Wednesday, 24 October 2007

Catholic church a fraud – we can all go home.

Well almost:

http://www.telegraph.co.uk/news/main.jhtml?xml=/news/2007/10/24/wpio124.xml

Yes I know it’s another link to the Telegraph. I still find it's the best news website around, and once you mentally adjust two clicks to the left, it’s well balanced too.

Anyway, this is priceless for two reasons (three if you count Padre Pio’s undoubted ingenuity – straight out of Fight Club)

First off is the revelation that more Italians pray to Padre Pio than to Jesus, and the second is the riposte that these revelations – true or not – can be dismissed under the all encompassing cloak of papal infallibility:

Pietro Siffi, the president of the League, said: "We would like to remind Mr Luzzatto that according to Catholic doctrine, canonisation carries with it papal infallibility."

So that’s all right then.

In some ways this reminds me of the Larry Craig story: http://news.bbc.co.uk/1/hi/world/americas/6998619.stm mainly because both share a strong denial theme.

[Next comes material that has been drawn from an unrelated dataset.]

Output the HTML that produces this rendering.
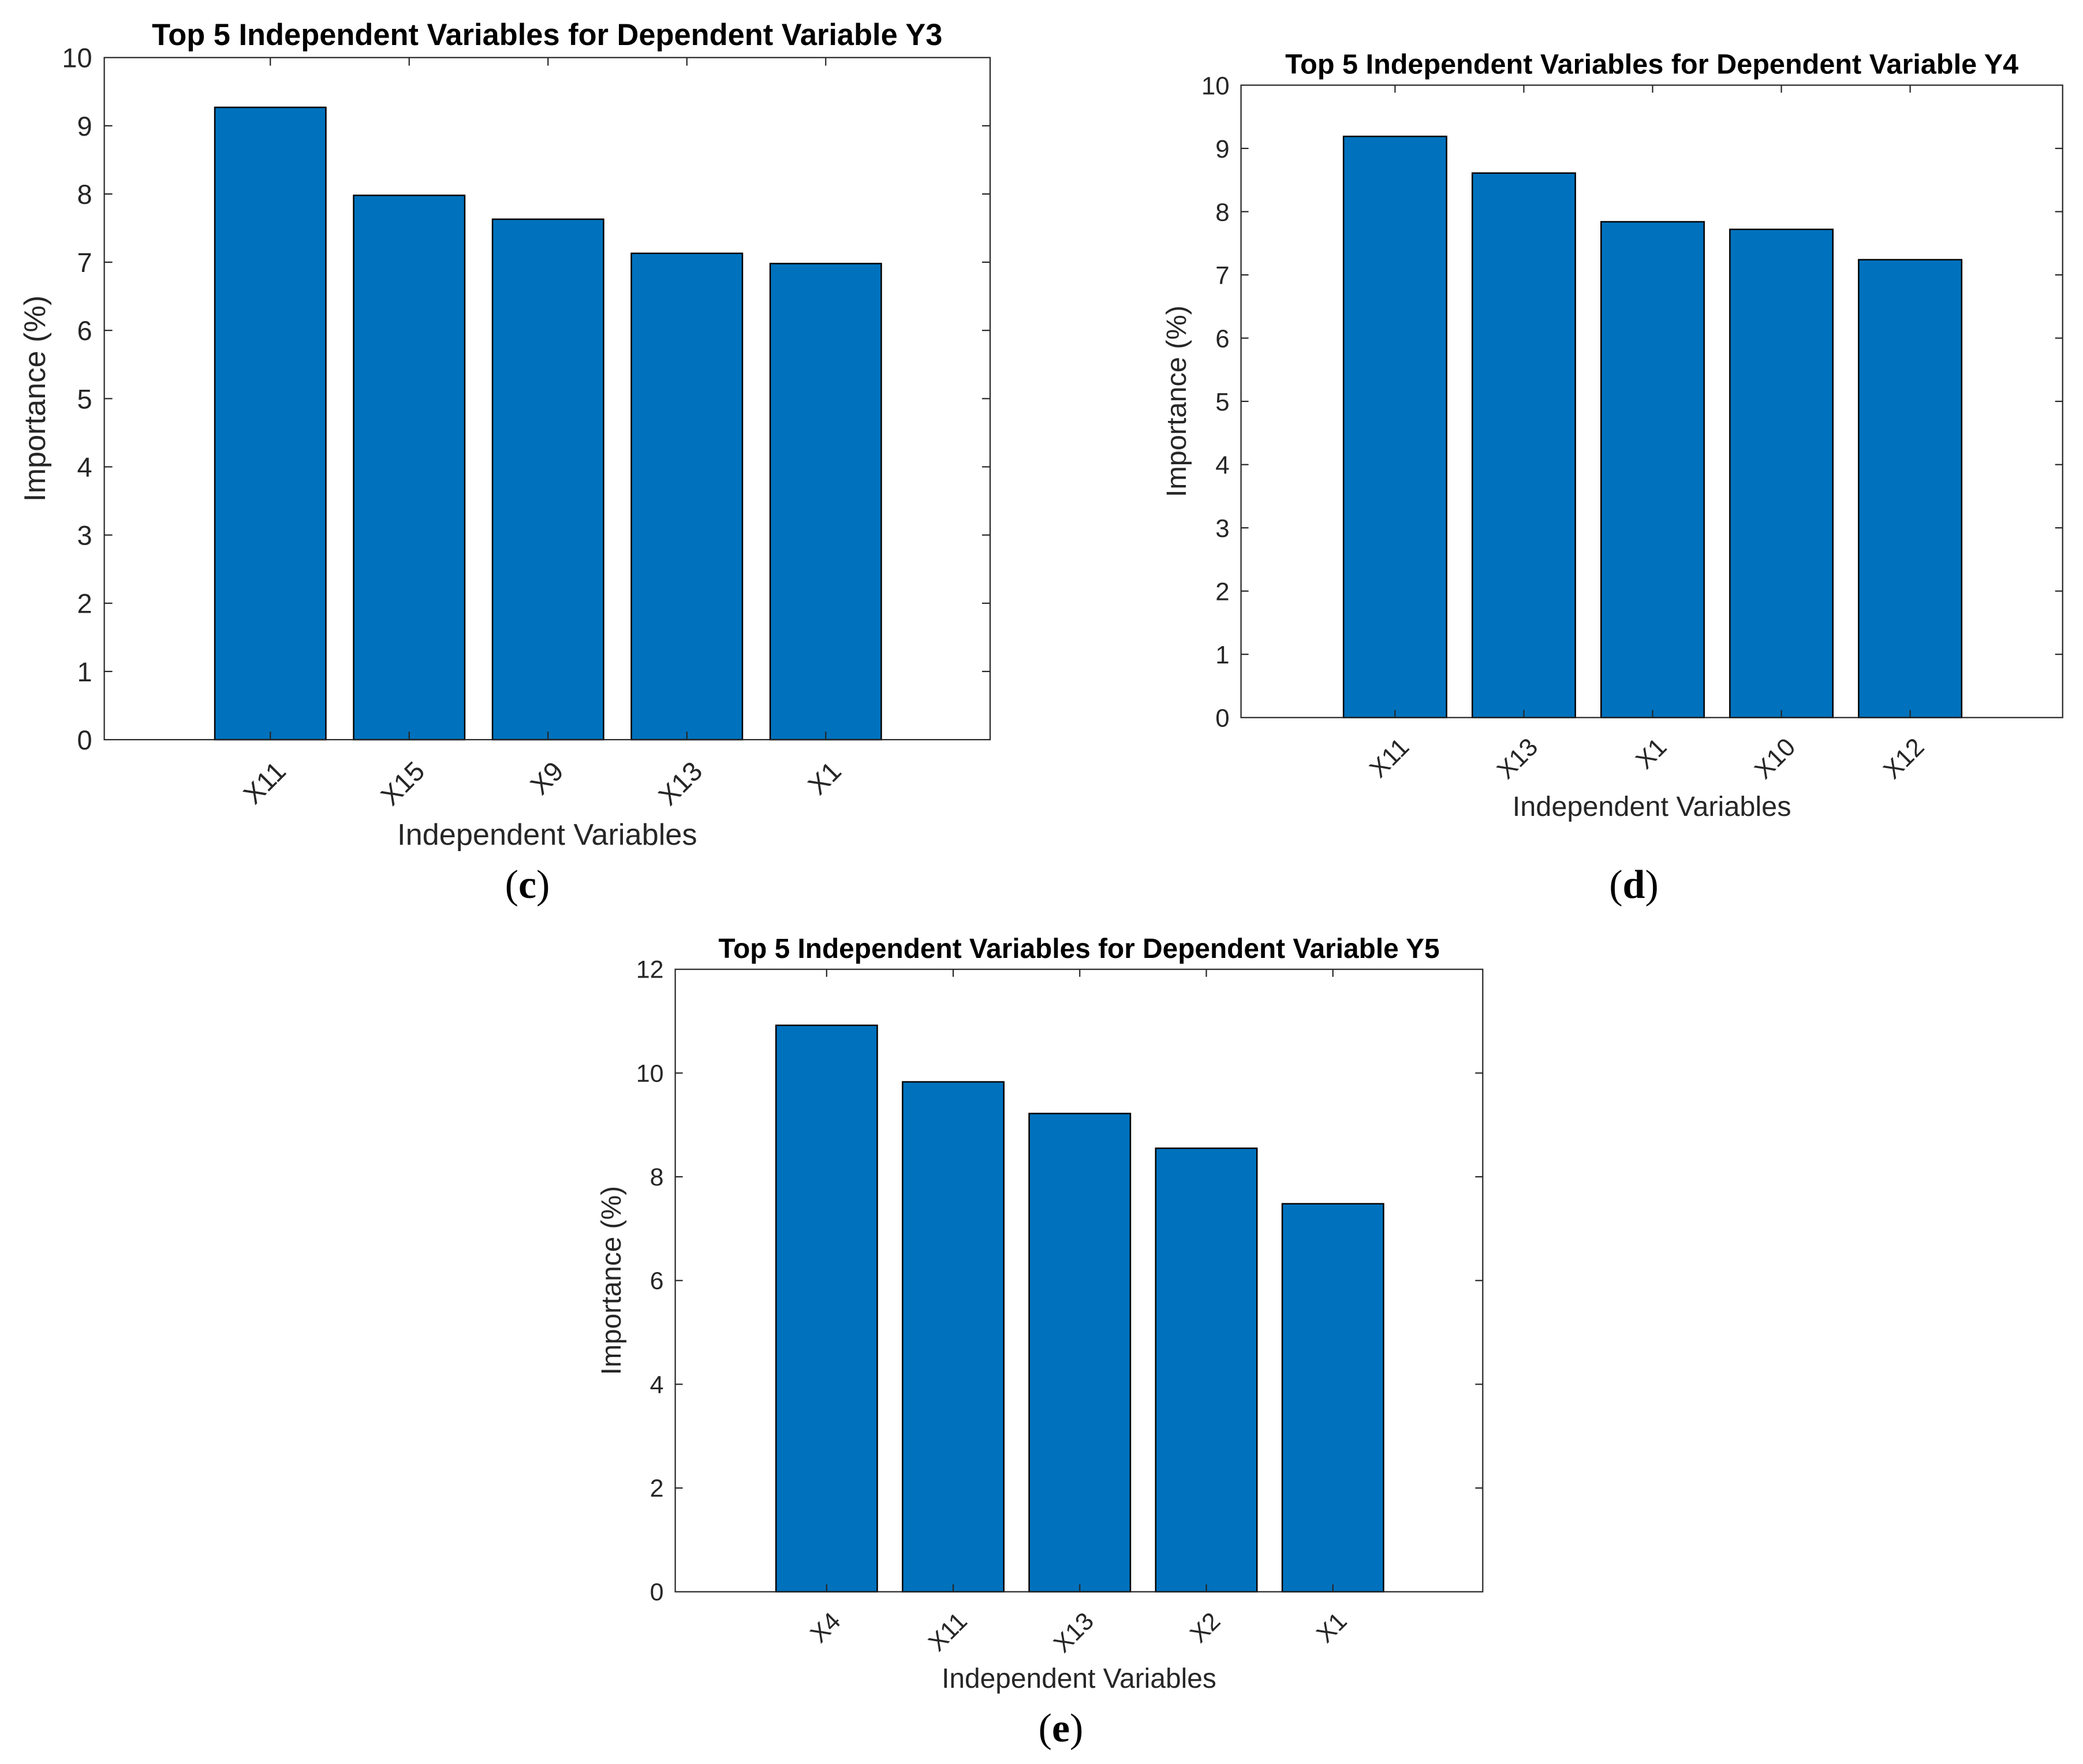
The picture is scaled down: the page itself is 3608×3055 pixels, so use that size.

Craig, who is no doubt advised by the brightest and the best of the Republican Party’s spin doctors, flatly denied that he was gay, on the basis, one must assume, that the spin doctors knew the American public would more readily accept a liar than a queer. At that neatly links a story about an Italian saint to the realisation that Americans expect their politicians to lie (and probably to cheat and steal at the same time).

Nevertheless, this hasn’t stopped the US government from using this set of values as a solid foundation from which to export their brand of morality across the world, and why should it when, with a deft adjustment of the blinkers, one can hide behind the twin veils of self asserted infallibility and absolute denial?

Note: This isn’t actually supposed to be an Anti-American blog. I’ve met, worked and travelled with some top people who were also American. My sister is American. But when a target is that large it’s sometimes hard do avoid hitting it. Even if you didn’t aim in that direction.